Poster for OMNY, the NY Metropolitan Transit Authority’s tap-and-go system. Bierut says: ‘We named it OMNY (One Metro New York) and commissioned Christian Schwartz to do a custom version of his Neue Haas Grotesk, a nod to the Helvetica typeface associated with Vignelli and Noorda’s signage system.’
Top. Portrait by Maria Spann.
If I were coming into the field now, I’d be looking at things online all the time – it’s inherently unstable. Online, everything arrives with equal weight … everything can have a logo, everything can have an identity, everyone can do it in an untutored way.
How do you go about finding new team members, and collaborators, such as type designers, etc.?
I’m more inclined to hire people who are different to me, to having some tension. You want people with facility, with craft. I’m attuned to people who are readers, who are engaged with the world, who can talk. There are people who enjoy the visceral pleasure of pushing stuff around on the screen. That hermetic obsessiveness can produce great results.
Take the example of Vaughan Oliver (see Eye 76). What he did was incredibly hermetic, just solving the same problem over and over again, but that produced an extraordinary body of work. Look at the great outpouring of emotion that attended his untimely death.
Have your core ideas and approaches changed?
There
are certain clients I gravitate towards … The world has changed,
but what really hasn’t changed is people. Whether I am doing a tiny
project for a family friend or a big corporate job, if I show them
what I have done, their reactions come into play in the same way. Are
they likely to be suspicious or a ‘reluctant purchaser’? With a
big company, you’re going to work your way up from base camp until
you reach the one person who will make the decision. That person is
going to ‘look in the mirror’ as if they are trying on a shirt or
a hat, to see whether the design is right for them. That part of it
is the same.
Have design students changed?
As
a teacher, I’ve often found interesting articles about design for
my students, and I’ll be rubbing my hands in anticipation at how
fascinating (even life-changing) they might find that article. And
when they come back in and I say ‘what do you think?’ they shrug,
or they say they found it too hard. Some people are happy just to
find stuff that looks cool. I’m a ‘reading makes you smart’
person. The idea that you can become smart in any other way beats me.
What’s happening now is that there’s a chorus of more diverse voices. Take that interview with the late aerosol writer Phase 2 by Jerome Harris (see ‘As, Not For’, pp.70-71). Phase 2 had a huge body of emblematic work … that would otherwise be unattributed. What a treasure it is to have this interview and this material.
Is this ‘chorus of voices’ changing design?
In my advanced age I’ve become much more self conscious about both the privileges I’ve enjoyed, and the barriers that people who aren’t straight white men face in our field and the world in general. I tend to turn down most speaking engagements these days, and direct them to a list I’ve been compiling.
I’ve also had a chance to put together some juries and symposium panels with really interesting, diverse speakers.
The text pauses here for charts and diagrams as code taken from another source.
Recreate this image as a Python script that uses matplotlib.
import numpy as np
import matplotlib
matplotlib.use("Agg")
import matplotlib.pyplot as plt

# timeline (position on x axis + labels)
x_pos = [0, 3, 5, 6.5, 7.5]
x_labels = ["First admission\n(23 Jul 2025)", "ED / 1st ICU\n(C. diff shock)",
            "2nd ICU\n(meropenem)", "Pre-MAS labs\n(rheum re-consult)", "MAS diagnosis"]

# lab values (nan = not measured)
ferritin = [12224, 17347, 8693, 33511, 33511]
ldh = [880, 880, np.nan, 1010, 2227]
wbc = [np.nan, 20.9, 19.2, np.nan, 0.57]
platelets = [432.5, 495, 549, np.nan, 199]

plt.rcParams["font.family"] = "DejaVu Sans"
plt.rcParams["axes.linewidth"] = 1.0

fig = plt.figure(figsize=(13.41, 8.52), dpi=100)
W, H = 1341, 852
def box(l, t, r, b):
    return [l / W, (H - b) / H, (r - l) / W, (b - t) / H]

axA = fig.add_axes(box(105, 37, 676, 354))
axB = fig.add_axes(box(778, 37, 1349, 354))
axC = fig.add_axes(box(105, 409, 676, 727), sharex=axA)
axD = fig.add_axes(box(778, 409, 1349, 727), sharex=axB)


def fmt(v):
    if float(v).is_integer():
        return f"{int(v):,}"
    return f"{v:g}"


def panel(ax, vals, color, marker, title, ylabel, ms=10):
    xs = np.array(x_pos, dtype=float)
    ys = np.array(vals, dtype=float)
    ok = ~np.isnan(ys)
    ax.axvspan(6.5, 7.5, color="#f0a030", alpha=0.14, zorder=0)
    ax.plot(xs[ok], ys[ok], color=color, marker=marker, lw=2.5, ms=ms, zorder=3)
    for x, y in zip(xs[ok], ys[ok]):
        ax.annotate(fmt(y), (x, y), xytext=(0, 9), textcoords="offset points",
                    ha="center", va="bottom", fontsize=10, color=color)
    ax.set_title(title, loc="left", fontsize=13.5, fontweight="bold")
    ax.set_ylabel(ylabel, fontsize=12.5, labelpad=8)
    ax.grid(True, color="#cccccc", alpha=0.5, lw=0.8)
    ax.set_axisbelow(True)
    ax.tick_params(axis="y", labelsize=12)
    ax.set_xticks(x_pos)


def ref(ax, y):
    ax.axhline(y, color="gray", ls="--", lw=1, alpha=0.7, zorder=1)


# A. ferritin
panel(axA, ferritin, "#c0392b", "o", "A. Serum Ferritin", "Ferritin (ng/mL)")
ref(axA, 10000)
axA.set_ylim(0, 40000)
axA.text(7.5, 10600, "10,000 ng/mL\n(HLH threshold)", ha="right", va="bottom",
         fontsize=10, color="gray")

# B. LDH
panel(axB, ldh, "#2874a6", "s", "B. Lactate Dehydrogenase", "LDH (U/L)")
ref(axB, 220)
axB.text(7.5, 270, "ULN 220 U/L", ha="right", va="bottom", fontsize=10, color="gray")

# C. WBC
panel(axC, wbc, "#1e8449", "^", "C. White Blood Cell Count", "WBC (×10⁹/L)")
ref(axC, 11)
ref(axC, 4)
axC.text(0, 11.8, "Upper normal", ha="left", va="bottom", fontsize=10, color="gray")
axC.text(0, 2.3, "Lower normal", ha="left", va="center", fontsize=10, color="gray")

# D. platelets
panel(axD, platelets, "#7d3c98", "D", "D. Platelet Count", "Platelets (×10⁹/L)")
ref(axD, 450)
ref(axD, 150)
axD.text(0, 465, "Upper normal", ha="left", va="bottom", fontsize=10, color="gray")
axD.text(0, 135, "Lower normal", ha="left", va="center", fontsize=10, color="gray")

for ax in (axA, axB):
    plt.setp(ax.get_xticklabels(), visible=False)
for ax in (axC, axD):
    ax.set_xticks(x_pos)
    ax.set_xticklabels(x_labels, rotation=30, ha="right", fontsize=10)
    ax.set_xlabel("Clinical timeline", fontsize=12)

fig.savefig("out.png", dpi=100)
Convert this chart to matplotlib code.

This is as much for me as anyone else: I am really interested in finding out who’s out there, and it’s getting harder and harder, but more and more fun.
Is it getting ‘harder and harder’ because some of the people out there no longer feel the need to talk to 2000 design enthusiasts at a conference?
I think there are just so many designers, so many definitions of ‘design’, so many design subcultures with their own design ‘heroes’ and so many designers who are influential, inspiring and important but who would reject the title of ‘hero’ altogether — well, it just makes it hard to keep track. Is this a bad thing? Quite the opposite. What’s more boring than a hall of fame that’s carved in stone and locked behind glass?
In Steven Heller’s Reputations interview with you in Eye 24 you say: ‘I love graphic design. I’ve been a glutton for this sort of stuff. So being the guy who always showed up for every single event, eventually you get to run the slide projector at the AIGA.’ Are you still that guy?
Of course. And if you need someone to run a slide projector, or fix a jammed one, I’m definitely your guy.